Published online by Cambridge University Press: 31 August 2009
INTRODUCTION
Interactions between different areas or branches or fields of science have often been obscured by current emphasis on the relations between different scientific theories. Although some philosophers have indicated that different branches may be related, the actual focus has been on the relations between theories within the branches. For example, Ernest Nagel has discussed the reduction of one branch of science to another (1961, Ch. 11). But the relation that Nagel describes is really nothing more than the derivational reduction of the theory or experimental law of one branch of science to the theory of another branch.

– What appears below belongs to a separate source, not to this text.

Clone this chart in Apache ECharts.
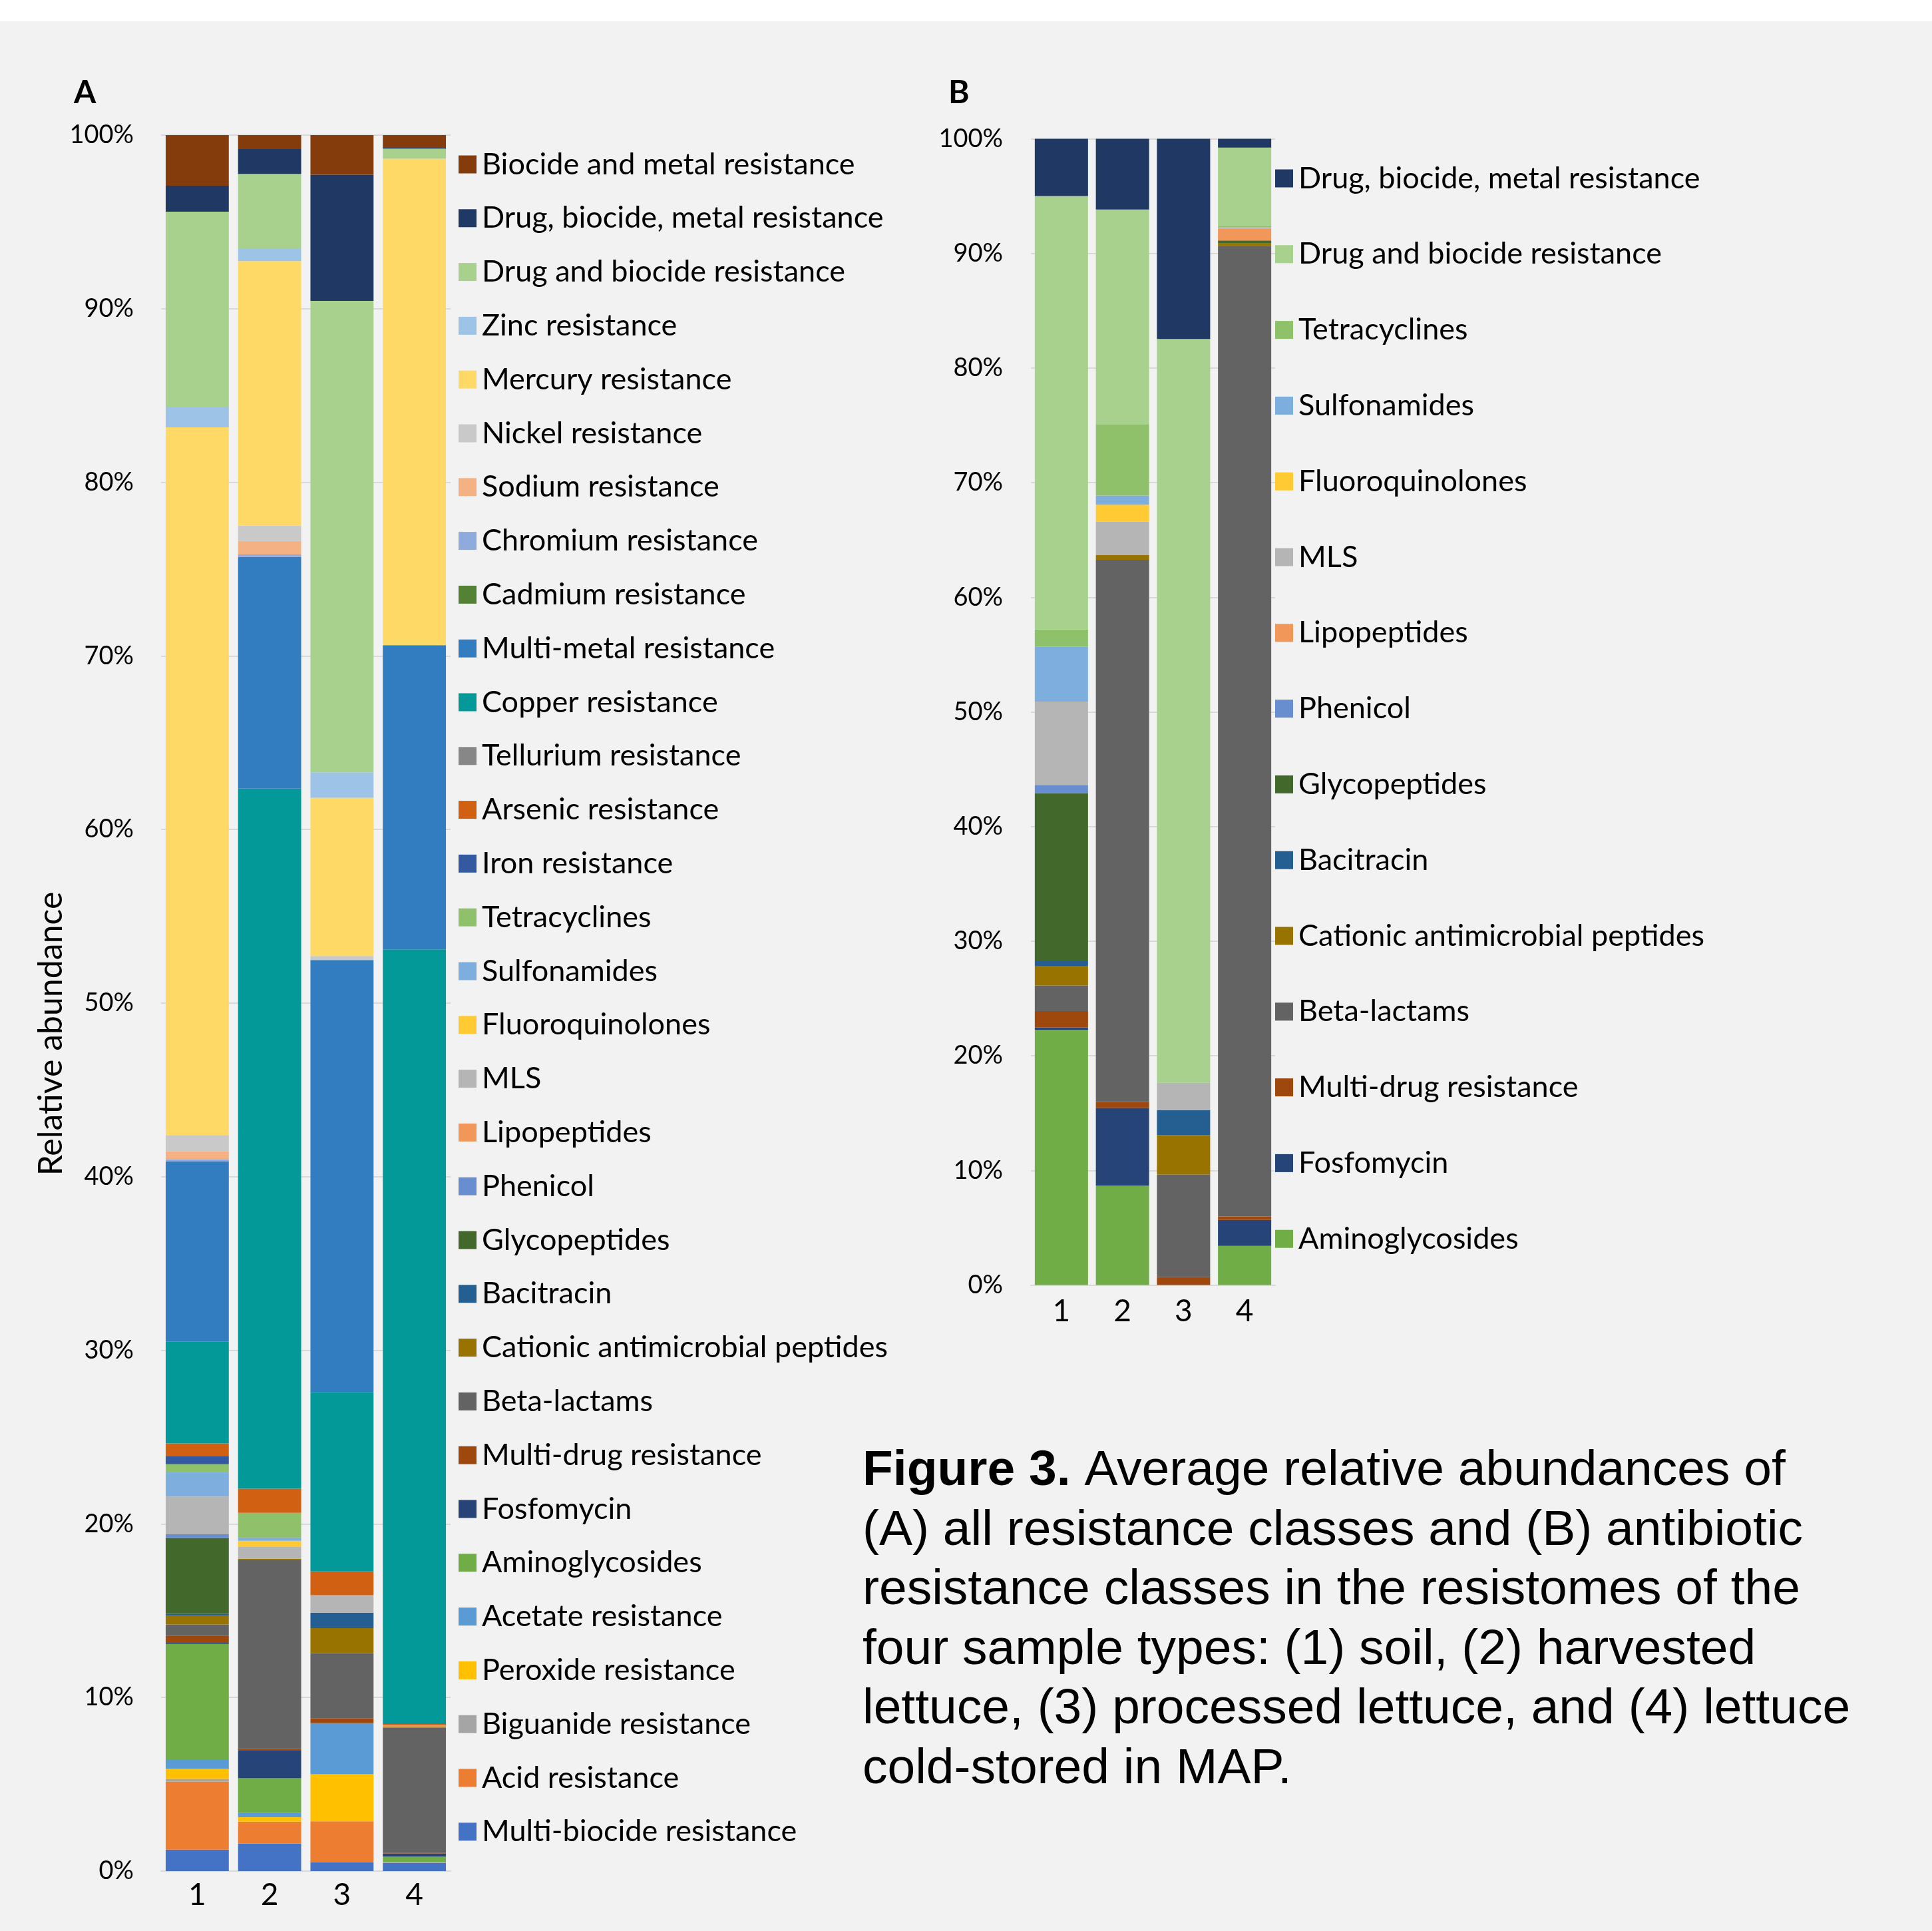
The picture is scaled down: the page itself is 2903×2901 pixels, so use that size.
<!DOCTYPE html>
<html>
<head>
<meta charset="utf-8">
<script src="https://cdn.jsdelivr.net/npm/echarts@6/dist/echarts.min.js"></script>
<style>
  html, body { margin: 0; padding: 0; background: #F2F2F2; }
  #chart { width: 2903px; height: 2901px; }
</style>
</head>
<body>
<div id="chart"></div>
<script>
// Sample types on the x axis
const samples = ['1', '2', '3', '4'];

// Panel A: all resistance classes, listed from the bottom of each stack upward
const classesA = [
  'Multi-biocide resistance', 'Acid resistance', 'Biguanide resistance', 'Peroxide resistance',
  'Acetate resistance', 'Aminoglycosides', 'Fosfomycin', 'Multi-drug resistance', 'Beta-lactams',
  'Cationic antimicrobial peptides', 'Bacitracin', 'Glycopeptides', 'Phenicol', 'Lipopeptides', 'MLS',
  'Fluoroquinolones', 'Sulfonamides', 'Tetracyclines', 'Iron resistance', 'Arsenic resistance',
  'Tellurium resistance', 'Copper resistance', 'Multi-metal resistance', 'Cadmium resistance',
  'Chromium resistance', 'Sodium resistance', 'Nickel resistance', 'Mercury resistance', 'Zinc resistance',
  'Drug and biocide resistance', 'Drug, biocide, metal resistance', 'Biocide and metal resistance'
];
// Relative abundance (%) per class, one array per sample type, same order as classesA
const soilA = [1.24, 3.92, 0.15, 0.58, 0.55, 6.64, 0.07, 0.41, 0.65, 0.50, 0.11, 4.37, 0.21, 0, 2.18,
  0, 1.42, 0.44, 0.45, 0.75, 0, 5.87, 10.38, 0, 0.12, 0.45, 0.94, 40.77, 1.19, 11.23, 1.50, 2.91];
const harvestedA = [1.58, 1.27, 0, 0.26, 0.24, 2.00, 1.59, 0.10, 10.87, 0.08, 0, 0, 0, 0, 0.68,
  0.36, 0.17, 1.44, 0, 1.39, 0, 40.33, 13.34, 0, 0.14, 0.78, 0.88, 15.24, 0.70, 4.33, 1.42, 0.81];
const processedA = [0.52, 2.35, 0, 2.71, 2.94, 0, 0, 0.29, 3.75, 1.44, 0.89, 0, 0, 0, 1.00,
  0, 0, 0, 0, 1.37, 0, 10.34, 24.88, 0, 0, 0, 0.23, 9.12, 1.47, 27.15, 7.27, 2.28];
const coldStoredA = [0.48, 0, 0.05, 0, 0, 0.31, 0.18, 0.04, 7.20, 0.05, 0, 0, 0, 0.10, 0,
  0, 0, 0, 0, 0.06, 0, 44.63, 17.52, 0, 0, 0, 0, 28.02, 0, 0.58, 0.05, 0.73];

// Panel B: antibiotic resistance classes, bottom of each stack upward
const classesB = [
  'Aminoglycosides', 'Fosfomycin', 'Multi-drug resistance', 'Beta-lactams',
  'Cationic antimicrobial peptides', 'Bacitracin', 'Glycopeptides', 'Phenicol', 'Lipopeptides', 'MLS',
  'Fluoroquinolones', 'Sulfonamides', 'Tetracyclines', 'Drug and biocide resistance',
  'Drug, biocide, metal resistance'
];
const soilB = [22.27, 0.21, 1.42, 2.23, 1.67, 0.45, 14.65, 0.73, 0, 7.27, 0, 4.77, 1.53, 37.80, 5.00];
const harvestedB = [8.66, 6.79, 0.52, 47.30, 0.40, 0, 0, 0, 0, 2.93, 1.47, 0.80, 6.23, 18.73, 6.17];
const processedB = [0, 0, 0.70, 8.94, 3.44, 2.16, 0, 0, 0, 2.40, 0, 0, 0, 64.89, 17.47];
const coldStoredB = [3.41, 2.26, 0.31, 84.69, 0.20, 0, 0.26, 0, 1.04, 0.10, 0, 0, 0.10, 6.86, 0.77];

// Fill colour of each class (shared by both panels)
const classColors = {
  'Biocide and metal resistance': '#843C0C',
  'Drug, biocide, metal resistance': '#203864',
  'Drug and biocide resistance': '#A9D18E',
  'Zinc resistance': '#9DC3E6',
  'Mercury resistance': '#FFD966',
  'Nickel resistance': '#C9C9C9',
  'Sodium resistance': '#F4B183',
  'Chromium resistance': '#8FAADC',
  'Cadmium resistance': '#548235',
  'Multi-metal resistance': '#327DC0',
  'Copper resistance': '#039999',
  'Tellurium resistance': '#878787',
  'Arsenic resistance': '#D26013',
  'Iron resistance': '#3559A0',
  'Tetracyclines': '#8FC06A',
  'Sulfonamides': '#7EAEDD',
  'Fluoroquinolones': '#FFCA33',
  'MLS': '#B5B5B5',
  'Lipopeptides': '#F1975A',
  'Phenicol': '#698ED0',
  'Glycopeptides': '#43682B',
  'Bacitracin': '#255E91',
  'Cationic antimicrobial peptides': '#997300',
  'Beta-lactams': '#636363',
  'Multi-drug resistance': '#9E480E',
  'Fosfomycin': '#264478',
  'Aminoglycosides': '#70AD47',
  'Acetate resistance': '#5B9BD5',
  'Peroxide resistance': '#FFC000',
  'Biguanide resistance': '#A5A5A5',
  'Acid resistance': '#ED7D31',
  'Multi-biocide resistance': '#4472C4'
};

const FONT = 'Lato';

function stackSeries(classes, columns, axisIndex, stackId) {
  return classes.map((name, i) => ({
    name: name,
    type: 'bar',
    stack: stackId,
    xAxisIndex: axisIndex,
    yAxisIndex: axisIndex,
    barCategoryGap: '12.8%',
    itemStyle: { color: classColors[name] },
    emphasis: { disabled: true },
    data: columns.map(col => col[i])
  }));
}

function categoryAxis(gridIndex, margin) {
  return {
    type: 'category', gridIndex: gridIndex, data: samples,
    axisLine: { lineStyle: { color: '#D9D9D9', width: 2 } },
    axisTick: { show: false },
    axisLabel: { color: '#000', fontFamily: FONT, fontSize: 46, lineHeight: 46, margin: margin }
  };
}

function percentAxis(gridIndex, margin) {
  return {
    type: 'value', gridIndex: gridIndex, min: 0, max: 100, interval: 10,
    axisLine: { show: false }, axisTick: { show: false },
    splitLine: { lineStyle: { color: '#D9D9D9', width: 2 } },
    axisLabel: { color: '#000', fontFamily: FONT, fontSize: 38, margin: margin, formatter: '{value}%' }
  };
}

const legendText = { color: '#000', fontFamily: FONT, fontSize: 45, lineHeight: 50, padding: [0, 0, 0, 3] };

const caption = [
  '{b|Figure 3.} Average relative abundances of',
  '(A) all resistance classes and (B) antibiotic',
  'resistance classes in the resistomes of the',
  'four sample types: (1) soil, (2) harvested',
  'lettuce, (3) processed lettuce, and (4) lettuce',
  'cold-stored in MAP.'
].join('\n');

const chart = echarts.init(document.getElementById('chart'), null, { renderer: 'canvas' });
chart.setOption({
  animation: false,
  backgroundColor: '#F2F2F2',
  textStyle: { fontFamily: FONT },
  grid: [
    { left: 242, top: 203, width: 435, height: 2608, containLabel: false },
    { left: 1549, top: 208.5, width: 367, height: 1722, containLabel: false }
  ],
  xAxis: [categoryAxis(0, 13), categoryAxis(1, 17)],
  yAxis: [percentAxis(0, 41), percentAxis(1, 42)],
  legend: [
    {
      orient: 'vertical', left: 684, top: 217, itemGap: 30.8,
      itemWidth: 27, itemHeight: 27, icon: 'rect', selectedMode: false,
      textStyle: legendText,
      data: classesA.slice().reverse()
    },
    {
      orient: 'vertical', left: 1911, top: 238, itemGap: 63.8,
      itemWidth: 27, itemHeight: 27, icon: 'rect', selectedMode: false,
      textStyle: legendText,
      data: classesB.slice().reverse()
    }
  ],
  graphic: [
    { type: 'rect', left: 0, top: 0, shape: { width: 2903, height: 32 }, style: { fill: '#FFFFFF' }, silent: true },
    { type: 'text', x: 111, y: 140, style: { text: 'A', font: 'bold 48px Lato', fill: '#000', verticalAlign: 'middle' } },
    { type: 'text', x: 1425, y: 140, style: { text: 'B', font: 'bold 48px Lato', fill: '#000', verticalAlign: 'middle' } },
    {
      type: 'text', x: 77, y: 1553, rotation: Math.PI / 2,
      style: { text: 'Relative abundance', font: '50px Lato', fill: '#000', align: 'center', verticalAlign: 'middle' }
    },
    {
      type: 'text', x: 1296, y: 2166,
      style: {
        text: caption, fill: '#000', fontFamily: 'Liberation Sans', fontSize: 75, lineHeight: 89.5,
        verticalAlign: 'top',
        rich: { b: { fontWeight: 'bold', fontFamily: 'Liberation Sans', fontSize: 75, lineHeight: 89.5 } }
      }
    }
  ],
  series: [
    ...stackSeries(classesA, [soilA, harvestedA, processedA, coldStoredA], 0, 'A'),
    ...stackSeries(classesB, [soilB, harvestedB, processedB, coldStoredB], 1, 'B')
  ]
});
</script>
</body>
</html>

We, in contrast to Nagel, are interested in the interrelations between the areas of science that we call fields. For example, cytology, genetics, and biochemistry are more naturally called fields than theories. Fields may have theories within them, such as the classical theory of the gene in genetics; such theories we call intrafield theories. In addition, and more important for our purposes here, interrelations between fields may be established via interfield theories. For example, the fields of genetics and cytology are related via the chromosome theory of Mendelian heredity. The existence of such interfield theories has been obscured by analyses such as Nagel's that erroneously conflate theories and fields and see interrelations as derivational reductions.
The purpose of this chapter is, first, to draw the distinction between field and intrafield theory, and, then, more importantly, to discuss the generation of heretofore unrecognized interfield theories and their functions in relating two fields.